Third, conversion is needed to avoid spiritual death. The crux of converting Christians is seen in the conclusion that James draws. The Christian who remains in sin or the Christian who does not come back to the ways of righteousness will lose their soul’s salvation. I believe we completely grasp this principle when it comes to converting alien sinners. However, I do not believe we grasp it when it comes to our brethren. Church discipline, which was set in place by the Lord for this purpose, is often ignored, some even blaspheming God by saying it does not work. Yet, James points out the critical truth of the matter.
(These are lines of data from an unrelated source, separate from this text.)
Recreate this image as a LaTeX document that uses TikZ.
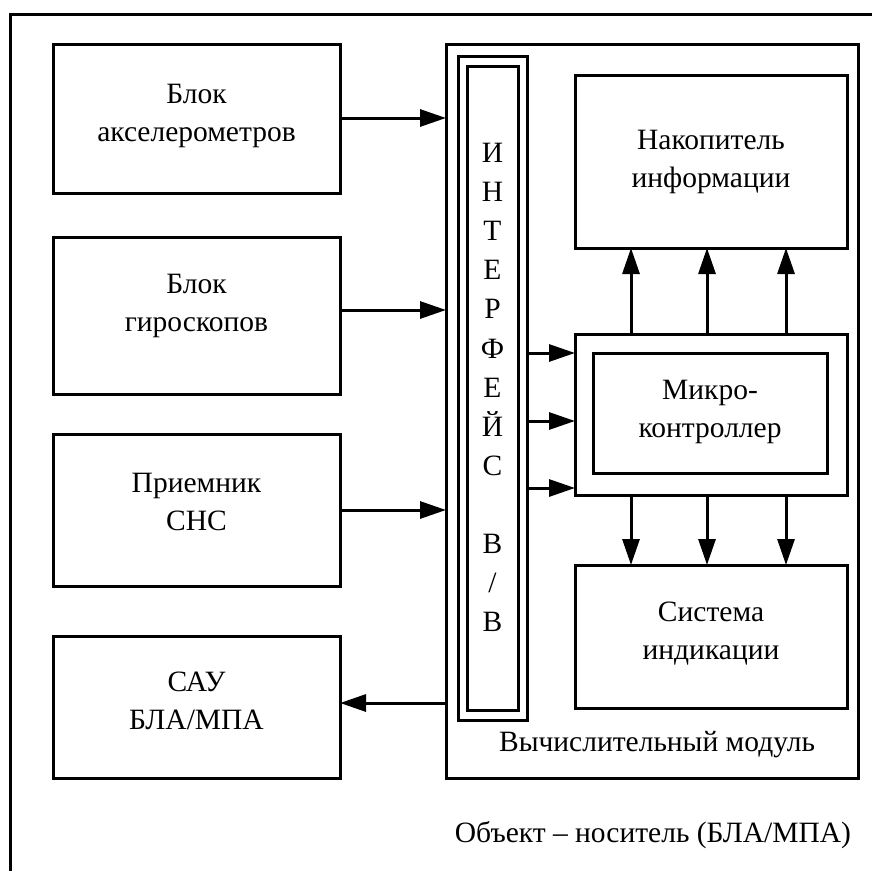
\documentclass[tikz,border=0pt]{standalone}
\usepackage{fontspec}
\setmainfont{Liberation Serif}
\usetikzlibrary{arrows.meta}
\begin{document}
\begin{tikzpicture}[x=1pt,y=-1pt,
  box/.style={draw, line width=3pt, inner sep=0pt, outer sep=0pt, rectangle},
  lbl/.style={font=\fontsize{29.5}{38}\selectfont, align=center},
  arr/.style={line width=3pt, -{Triangle[length=26pt,width=17pt]}},
  hold/.style={inner sep=0pt, outer sep=0pt}]
\useasboundingbox (0,0) rectangle (872,870);
\clip (0,0) rectangle (872,870);
% outer frame (object carrier), extends beyond picture
\node[box, minimum width=900pt, minimum height=900pt, anchor=north west] (frame) at (10,14) {};
% left blocks
\node[box, minimum width=287pt, minimum height=149pt] (b1) at (196.5,118.5) {};
\node[lbl] (b1t) at (196.5,116) {Блок\\акселерометров};
\node[box, minimum width=287pt, minimum height=157pt] (b2) at (196.5,315.5) {};
\node[lbl] (b2t) at (196.5,306) {Блок\\гироскопов};
\node[box, minimum width=287pt, minimum height=152pt] (b3) at (196.5,510) {};
\node[lbl] (b3t) at (196.5,502) {Приемник\\СНС};
\node[box, minimum width=287pt, minimum height=142pt] (b4) at (196.5,707) {};
\node[lbl] (b4t) at (196.5,701) {САУ\\БЛА/МПА};
% computing module
\node[box, minimum width=412pt, minimum height=734pt] (mod) at (652,411) {};
\node[lbl] (modt) at (657,745) {Вычислительный модуль};
% interface
\node[box, minimum width=69pt, minimum height=664pt] (ifo) at (492.5,388) {};
\node[box, minimum width=51pt, minimum height=644pt] (ifi) at (492.5,388) {};
\node[font=\fontsize{29.5}{39.1}\selectfont, align=center, hold] (ift) at (492.5,387.5)
  {И\\Н\\Т\\Е\\Р\\Ф\\Е\\Й\\С\\[39.1pt]В\\/\\В};
% right blocks
\node[box, minimum width=272pt, minimum height=173pt] (nak) at (711,161.5) {};
\node[lbl] (nakt) at (711,162) {Накопитель\\информации};
\node[box, minimum width=272pt, minimum height=161pt] (mco) at (711,414.5) {};
\node[box, minimum width=234pt, minimum height=120pt] (mci) at (710,413.5) {};
\node[lbl] (mcit) at (710,412) {Микро-\\контроллер};
\node[box, minimum width=272pt, minimum height=143pt] (sys) at (711,636.5) {};
\node[lbl] (syst) at (711,634) {Система\\индикации};
% object label
\node[lbl] (obj) at (653,835) {Объект – носитель (БЛА/МПА)};
% helper coordinates
\coordinate (y1) at (0,118);
\coordinate (y2) at (0,310);
\coordinate (y3) at (0,510);
\coordinate (y4) at (0,703);
\coordinate (r1) at (0,353);
\coordinate (r2) at (0,421);
\coordinate (r3) at (0,488);
\coordinate (c1) at (631,0);
\coordinate (c2) at (707,0);
\coordinate (c3) at (786,0);
% arrows to module
\draw[arr] (b1.east |- y1) -- (mod.west |- y1);
\draw[arr] (b2.east |- y2) -- (mod.west |- y2);
\draw[arr] (b3.east |- y3) -- (mod.west |- y3);
\draw[arr] (mod.west |- y4) -- (b4.east |- y4);
% interface to microcontroller
\draw[arr] (ifo.east |- r1) -- (mco.west |- r1);
\draw[arr] (ifo.east |- r2) -- (mco.west |- r2);
\draw[arr] (ifo.east |- r3) -- (mco.west |- r3);
% microcontroller to storage
\draw[arr] (mco.north -| c1) -- (nak.south -| c1);
\draw[arr] (mco.north -| c2) -- (nak.south -| c2);
\draw[arr] (mco.north -| c3) -- (nak.south -| c3);
% microcontroller to indication
\draw[arr] (mco.south -| c1) -- (sys.north -| c1);
\draw[arr] (mco.south -| c2) -- (sys.north -| c2);
\draw[arr] (mco.south -| c3) -- (sys.north -| c3);
\end{tikzpicture}
\end{document}
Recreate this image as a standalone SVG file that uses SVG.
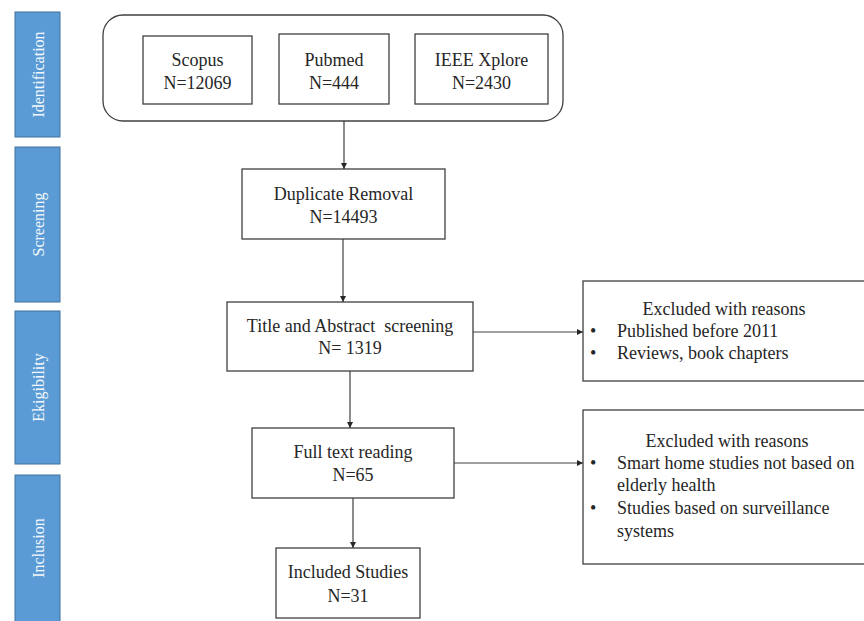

Our brethren, in their sinful state, have made for themselves a reservation in the fires of Hell. Their situation is perilous and desires our prompt response (Jude 1:23). Their souls are in the same danger as the alien sinner and should be reached with the same fervor. Peter emphasized the following about their disposition. For if, after they have escaped the pollutions of the world through the knowledge of the Lord and Savior Jesus Christ, they are again entangled in them and overcome, the latter end is worse for them than the beginning. For it would have been better for them not to have known the way of righteousness, than having known it, to turn from the holy commandment delivered to them, 2 Peter 2:20-21.
Some Christians lose their way, and some give in to the pressures of an ungodly world. God desires their renewed salvation as much as He desires the alien sinner’s initial salvation. For this cause, He instructed the faithful to convert the sinner from the error of his way and in so doing save their souls from eternal damnation.